JACKSON, Wyo. — The Bridger-Teton National Forest Service (BTNF) has seen a huge increase in newly created dispersed campsites and fire rings in areas the are not durable surfaces.

BTNF said on their Facebook that creating these fire rings “can cause long term resource damage to our public lands and is a potential fire hazard.”

Mary Cernicek, Public Affairs Officer for BTNF said, “These impacts degrade natural forest settings and natural environments. Additional impacts include ‘beat out’ compacted areas around campfires, limbs broken off all the trees in the vicinity, sterile soil underneath the fire, and a general scarcity of firewood throughout the area.”

For fuel, BTNF asks that visitors only use dead wood that has already fallen down.

“I know many of us have seen ugly campfire rings: rings of rocks, unburned pieces of wood, ashes, metal, and glass and trash partially burned, and scorched rocks,” Cernicek said.

BTNF says that the best way to minimize the effects of your campfire is to not have one at all. For cooking, small gasoline or propane stoves can work even better.

“Keep the fire small. Bonfires are for football rallies, not for camping,” Cernicek stated. “Even large groups will not have huge roaring bonfires if they truly care about preserving the integrity of the natural setting.”

Fire Danger

Even after the fire danger increased to high over a week ago, reports of abandoned campfires are still coming in and actually increasing.

Hot temperatures and dry, windy conditions, combined with summer vegetation curing, increase the potential for fire activity.

Open fires are not permitted in many fragile environments or during periods of extreme fire danger. Using an existing fire ring prevents additional damage.

A self-made fire pit has left its mark on the landscape, damaging nearby vegetation. Photo: BTNF

A high fire danger rating means fires can start easily and spread quickly. Unattended campfires and brush fires are likely to escape. Fires can become serious and difficult to control unless they are quickly extinguished.

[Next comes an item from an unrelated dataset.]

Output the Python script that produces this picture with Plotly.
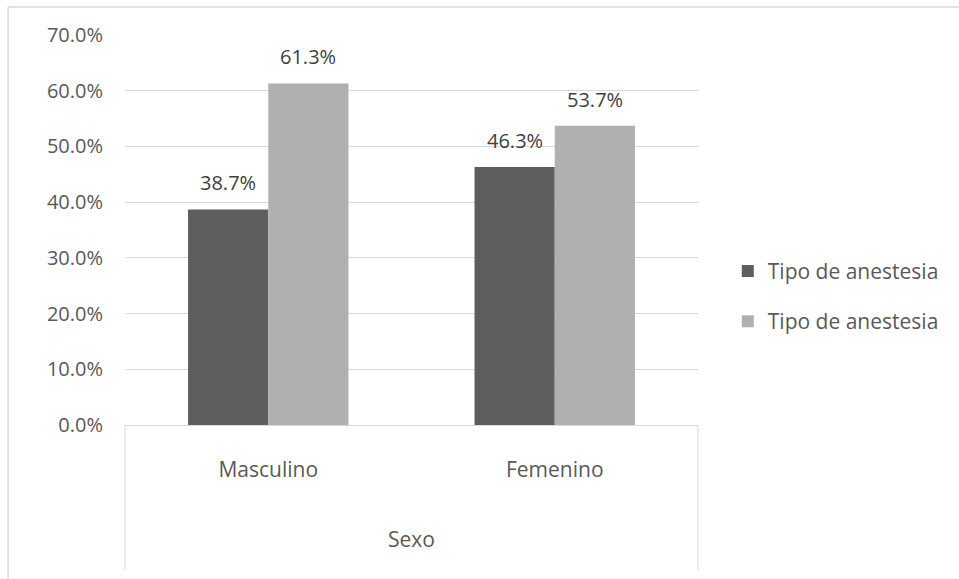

In areas where campfires are allowed, fires should never be unattended and must be completely extinguished. The charred remains of a campfire must be repeatedly doused with water and stirred into the campfire ring in order to be completely extinguished. All embers and logs should be broken up. Campers should “cold trail” the remains of the fire, which refers to carefully placing the back of your hand near the ashes and campfire debris to feel for any remaining heat before leaving the site.

Suggestions for camping areas that are full

If the area you are looking at camping is full, check out some of the options near Kemmerer, Big Piney, and Greys River as they have more vacancies.

Steps for having a safe fire:

  • Keep your campfire small. Only burn a few large pieces of wood at any one time.
  • Only burn vegetation (twigs, branches, small diameter logs, purchased firewood, etc.) that fits in the fire ring.
  • Don’t put trash, aluminum cans, glass, plastic, etc. into the fire ring.
  • Always have someone watching the fire, looking for where stray embers travel and land.
  • Consider not having a campfire during times of high fire danger or if you don’t have appropriate firewood sources, water, shovel, etc. Stay informed of fire restrictions and follow all guidelines.